I'm not a forecaster or economist, but an analyst with a dangerous habit of prognostication. I can't miss the opportunity to look forward and talk about what to expect in 2010 and beyond. Everyone is happy that 2009 is behind us; now we have to look forward with some form of optimism.
The economy is showing a slight rebound but slower than desired. Auto sales in the last quarter of 2009 showed signs of hope that people are buying cars and trucks again. With pent-up demand, 13-million vehicles scrapped annually and a new group of driving consumers 30-million strong in 2010, there will be demand for vehicles. Additionally, the used car market is lacking vehicles with the rush on used cars in 2009.
For each OEM the opportunity to capitalize on these consumers is there. Obviously, it's about product. Ford has made arguably the best recovery from poor product in many years. In recent years Ford's product lacked the excitement that the buyers were looking for even though they may have been great products. With their recent revival and focus on products like the Fusion, Taurus, Focus, Fiesta, and F-Series pickup trucks, Ford is back and with a vengeance. They can't help but ride the positive PR wave from the poor performance of their domestic competitors. They were not free from crisis but the lack of a bankruptcy filing led to a positive for Ford, and their return to profitability in the third quarter of 2009 shows they are working diligently to drive out cost and improve performance.
GM has great products and has introduced several of them in the last 12 months and more to come in 2010. The question is the long-term viability of GM and consumer perception of the company. Chrysler has little to show in terms of product and Fiat is well aware of this fact, thus the push for major modifications to existing vehicles and introductions of new products by 2011. The jury is still out on whether this can happen fast enough, but one never knows: Chrysler has been at the brink many times and pulled it out better than anyone would have expected.

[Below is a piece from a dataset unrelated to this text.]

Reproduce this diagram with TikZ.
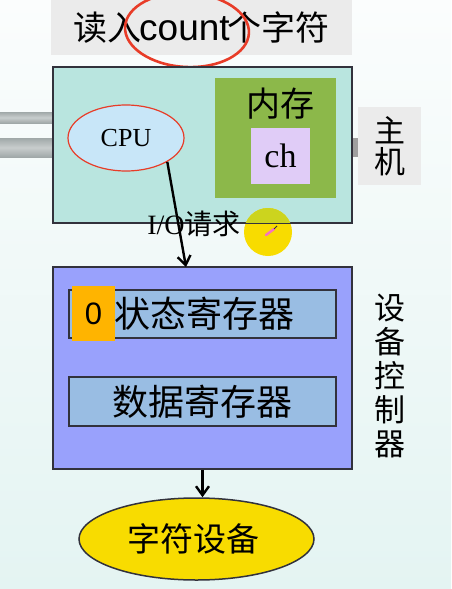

The Japanese and Koreans continue their product onslaught around the globe and will continue the pressure on the domestics' market share. It is likely North America will level out with five or six major companies, each with 10 to 15% market share with no major players like GM was in the 70s and 80s. Technology will continue to play a major role with new products including more hybrids, electric, and other forms of alternative fuel vehicles.
The supplier community did remarkably well in 2009 as many companies hunkered down and reduced costs in order to survive as there were 30 to 70% reductions in demand. The prediction of a major tsunami of supplier bankruptcies by analysts didn't happen. The community proved they could fight and survive. Now, the question is whether they can do more with the present level of resources as revenues begin to grow. If 10 people ran purchasing and now there are two, do we go back to 10 as a result of growth or just add two or three people and become more efficient, driving profitability. There will still be several bankruptcies in the future. These will be of the companies that try to go back to the way things were, and that don't heed the warnings of last year and don't adjust their breakeven to the lowest point possible while evolving their culture to a new way of doing business. Those that are not undertaking these modifications will struggle to grow because working capital will not be available for the growth.
Inflation will return with the influx of money being poured into the economy, and without compensation increases consumers will continue to struggle. Exchange rates will play a major role in the shift of manufacturing around the globe and could benefit the U.S. Manufacturers need to seize the opportunities in front of them to become better in design, engineering, manufacturing, and delivery to manage the culture of the new world.
Some analysts are still pessimistic about the future, but most are forecasting huge returns to volume by 2014. It may not be as aggressive as they are predicting, but there will be a return. Companies can expect another long year in 2010 with peaks and valleys for many. But for the most part, the economy and auto industry is headed in the right direction. As usual, the ultimate question is which companies capitalize from the uptick and which are not prepared?